In the book, he casually trots out his open-minded sensibilities as he talks about a business colleague he knew on Twitter who had come out against gay marriage. He tut-tuts with appropriate modern disdain and all is well. He takes pains in the book to mention that he is apolitical, but his style and patterns are all quite hip and up-to-date: he is up on all the latest social networking tools and is suitably unimpressed with tradition.
The book is very much a business and marketing book. He works hard to tell you how to use Twitter, Facebook and blogs to expand and improve your market reach. Suffused throughout is the notion that you want to spend your time developing relationships with people who will perform. Don't get me wrong, he doesn't see people as tools. Quite the opposite. He wants you to do your best to serve those around you, suggesting that such service will develop great business relationships.
It's difficult to argue with this. You need to expect yourself to do well by others and conversely, you want to interact with those who perform and avoid those who do not. Behavior, as it were, leads to success.

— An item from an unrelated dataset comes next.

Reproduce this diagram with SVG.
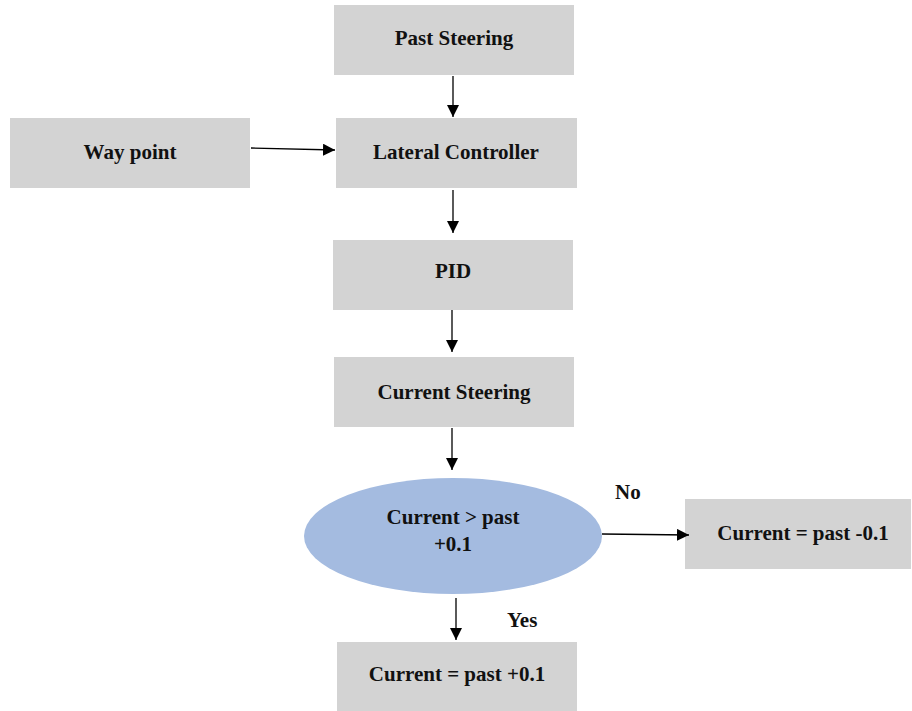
<svg xmlns="http://www.w3.org/2000/svg" width="912" height="711" viewBox="0 0 912 711">
<defs>
<style>
.box{fill:#d3d3d3;}
.t{font-family:"Liberation Serif","Times New Roman",serif;font-weight:bold;font-size:21px;fill:#111;text-anchor:middle;}
.lbl{font-family:"Liberation Serif","Times New Roman",serif;font-weight:bold;font-size:21px;fill:#111;}
.c{stroke:#000;stroke-width:1.3;fill:none;marker-end:url(#ah);}
</style>
<marker id="ah" viewBox="0 0 10 10" refX="10" refY="5" markerWidth="12" markerHeight="12" markerUnits="userSpaceOnUse" orient="auto">
<path d="M0,0 L10,5 L0,10 z" fill="#000"/>
</marker>
</defs>
<rect width="912" height="711" fill="#fff"/>
<g id="past-steering"><rect class="box" x="334" y="5" width="240" height="70"/><text class="t" x="454" y="45">Past Steering</text></g>
<g id="way-point"><rect class="box" x="10" y="118" width="240" height="70"/><text class="t" x="130" y="159">Way point</text></g>
<g id="lateral-controller"><rect class="box" x="336" y="118" width="241" height="70"/><text class="t" x="456" y="159">Lateral Controller</text></g>
<g id="pid"><rect class="box" x="333" y="240" width="240" height="70"/><text class="t" x="453" y="278">PID</text></g>
<g id="current-steering"><rect class="box" x="334" y="357" width="240" height="70"/><text class="t" x="454" y="399">Current Steering</text></g>
<g id="decision"><ellipse cx="453" cy="536" rx="149" ry="58" fill="#a4bbe0"/><text class="t" x="453" y="524">Current &gt; past</text><text class="t" x="453" y="551">+0.1</text></g>
<g id="minus"><rect class="box" x="685" y="499" width="226" height="70"/><text class="t" x="803" y="540">Current = past -0.1</text></g>
<g id="plus"><rect class="box" x="337" y="642" width="240" height="69"/><text class="t" x="457" y="681">Current = past +0.1</text></g>
<g id="connectors">
<line class="c" x1="453" y1="76" x2="453" y2="117"/>
<line class="c" x1="251" y1="148" x2="335" y2="150"/>
<line class="c" x1="453" y1="190" x2="453" y2="233"/>
<line class="c" x1="452" y1="310" x2="452" y2="352"/>
<line class="c" x1="452" y1="428" x2="452" y2="470"/>
<line class="c" x1="602" y1="534" x2="689" y2="535"/>
<line class="c" x1="456" y1="598" x2="456" y2="640"/>
<text class="lbl" x="615" y="499">No</text>
<text class="lbl" x="507" y="627">Yes</text>
</g>
</svg>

So where is the connection between this common sense attitude and our own attitude towards the poor? When we talk about the "less fortunate" we speak of them as if they were house pets we forgot to feed, but when we listen to the latest hip business books, we nod and stroke our chins when we're told that the best way to improve our lot in life is to be valuable to others.
When was the last time you saw inequality discussed by an advocate for the poor where this was the cornerstone of the talk?